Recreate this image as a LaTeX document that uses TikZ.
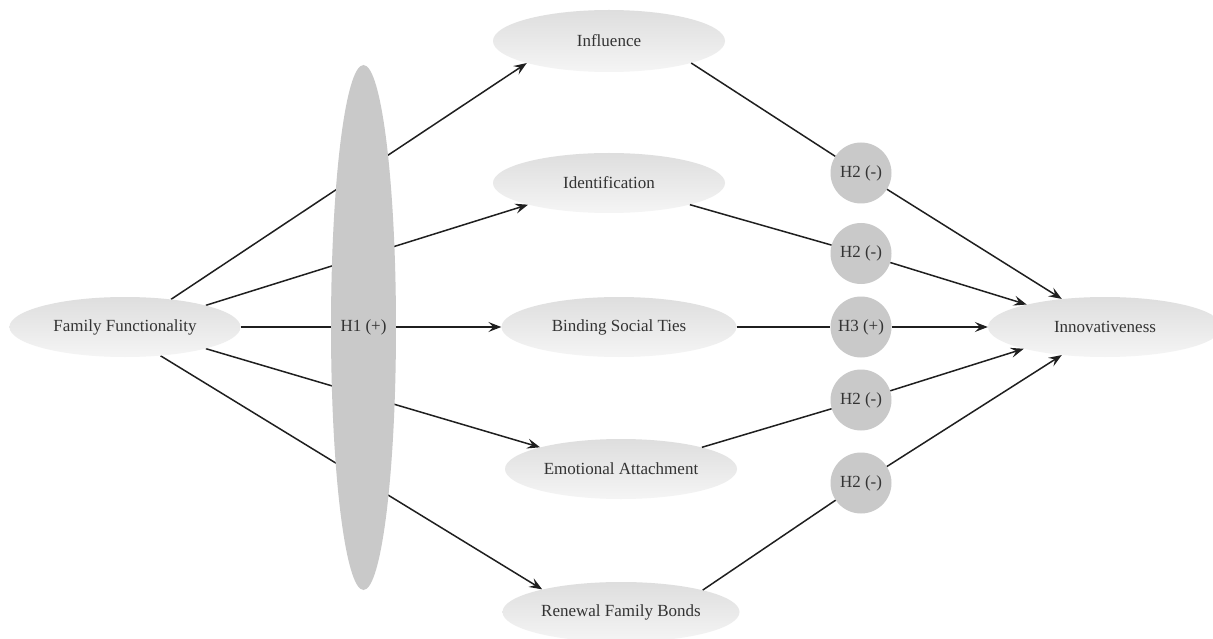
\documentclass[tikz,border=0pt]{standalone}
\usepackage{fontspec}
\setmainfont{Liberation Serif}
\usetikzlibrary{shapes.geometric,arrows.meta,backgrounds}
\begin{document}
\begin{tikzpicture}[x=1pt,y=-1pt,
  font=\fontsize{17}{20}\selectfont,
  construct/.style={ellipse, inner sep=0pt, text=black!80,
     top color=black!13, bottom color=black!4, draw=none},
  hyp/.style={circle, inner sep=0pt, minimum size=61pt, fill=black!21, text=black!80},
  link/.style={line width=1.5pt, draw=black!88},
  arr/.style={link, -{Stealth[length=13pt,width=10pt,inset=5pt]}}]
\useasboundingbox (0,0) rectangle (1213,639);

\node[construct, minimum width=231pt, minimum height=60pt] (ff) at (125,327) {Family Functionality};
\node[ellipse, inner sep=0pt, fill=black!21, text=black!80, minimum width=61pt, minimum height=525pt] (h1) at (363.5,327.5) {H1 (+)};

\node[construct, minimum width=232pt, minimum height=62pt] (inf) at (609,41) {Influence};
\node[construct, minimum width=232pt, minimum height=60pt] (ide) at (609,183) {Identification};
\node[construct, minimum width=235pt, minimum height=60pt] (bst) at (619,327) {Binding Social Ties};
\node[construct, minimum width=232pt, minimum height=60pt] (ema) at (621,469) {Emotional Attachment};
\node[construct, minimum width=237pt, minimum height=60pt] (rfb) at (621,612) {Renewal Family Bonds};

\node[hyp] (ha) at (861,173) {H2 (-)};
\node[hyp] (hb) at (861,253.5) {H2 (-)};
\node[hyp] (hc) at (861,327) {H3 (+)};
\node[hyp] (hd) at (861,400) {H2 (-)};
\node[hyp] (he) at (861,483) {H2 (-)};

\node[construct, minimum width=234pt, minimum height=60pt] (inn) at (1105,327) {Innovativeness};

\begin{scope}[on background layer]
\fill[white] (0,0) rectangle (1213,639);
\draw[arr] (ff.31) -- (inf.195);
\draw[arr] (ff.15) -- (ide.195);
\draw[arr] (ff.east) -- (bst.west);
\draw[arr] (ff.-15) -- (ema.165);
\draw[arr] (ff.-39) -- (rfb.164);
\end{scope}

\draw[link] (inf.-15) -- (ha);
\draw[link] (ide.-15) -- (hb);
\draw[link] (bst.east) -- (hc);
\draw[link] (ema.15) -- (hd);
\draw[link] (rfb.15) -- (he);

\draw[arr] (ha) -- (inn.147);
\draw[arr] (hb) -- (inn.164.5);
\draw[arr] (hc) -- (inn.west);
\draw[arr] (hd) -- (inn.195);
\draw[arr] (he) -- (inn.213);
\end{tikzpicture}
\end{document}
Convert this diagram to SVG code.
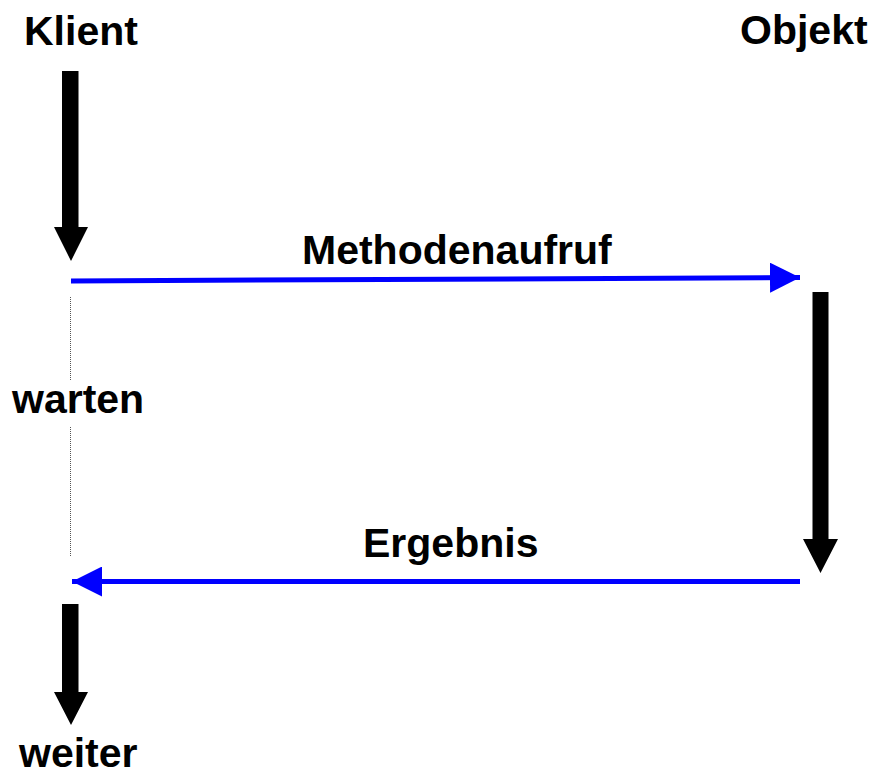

▶ [EXERCISE PROMPT]:
Leave out the pictures and repeat the lines from the start of the material through the line with "(he) at (861,483)", inclusive.

▶ [COMPLETE OUTPUT]:
Recreate this image as a LaTeX document that uses TikZ.
\documentclass[tikz,border=0pt]{standalone}
\usepackage{fontspec}
\setmainfont{Liberation Serif}
\usetikzlibrary{shapes.geometric,arrows.meta,backgrounds}
\begin{document}
\begin{tikzpicture}[x=1pt,y=-1pt,
  font=\fontsize{17}{20}\selectfont,
  construct/.style={ellipse, inner sep=0pt, text=black!80,
     top color=black!13, bottom color=black!4, draw=none},
  hyp/.style={circle, inner sep=0pt, minimum size=61pt, fill=black!21, text=black!80},
  link/.style={line width=1.5pt, draw=black!88},
  arr/.style={link, -{Stealth[length=13pt,width=10pt,inset=5pt]}}]
\useasboundingbox (0,0) rectangle (1213,639);

\node[construct, minimum width=231pt, minimum height=60pt] (ff) at (125,327) {Family Functionality};
\node[ellipse, inner sep=0pt, fill=black!21, text=black!80, minimum width=61pt, minimum height=525pt] (h1) at (363.5,327.5) {H1 (+)};

\node[construct, minimum width=232pt, minimum height=62pt] (inf) at (609,41) {Influence};
\node[construct, minimum width=232pt, minimum height=60pt] (ide) at (609,183) {Identification};
\node[construct, minimum width=235pt, minimum height=60pt] (bst) at (619,327) {Binding Social Ties};
\node[construct, minimum width=232pt, minimum height=60pt] (ema) at (621,469) {Emotional Attachment};
\node[construct, minimum width=237pt, minimum height=60pt] (rfb) at (621,612) {Renewal Family Bonds};

\node[hyp] (ha) at (861,173) {H2 (-)};
\node[hyp] (hb) at (861,253.5) {H2 (-)};
\node[hyp] (hc) at (861,327) {H3 (+)};
\node[hyp] (hd) at (861,400) {H2 (-)};
\node[hyp] (he) at (861,483) {H2 (-)};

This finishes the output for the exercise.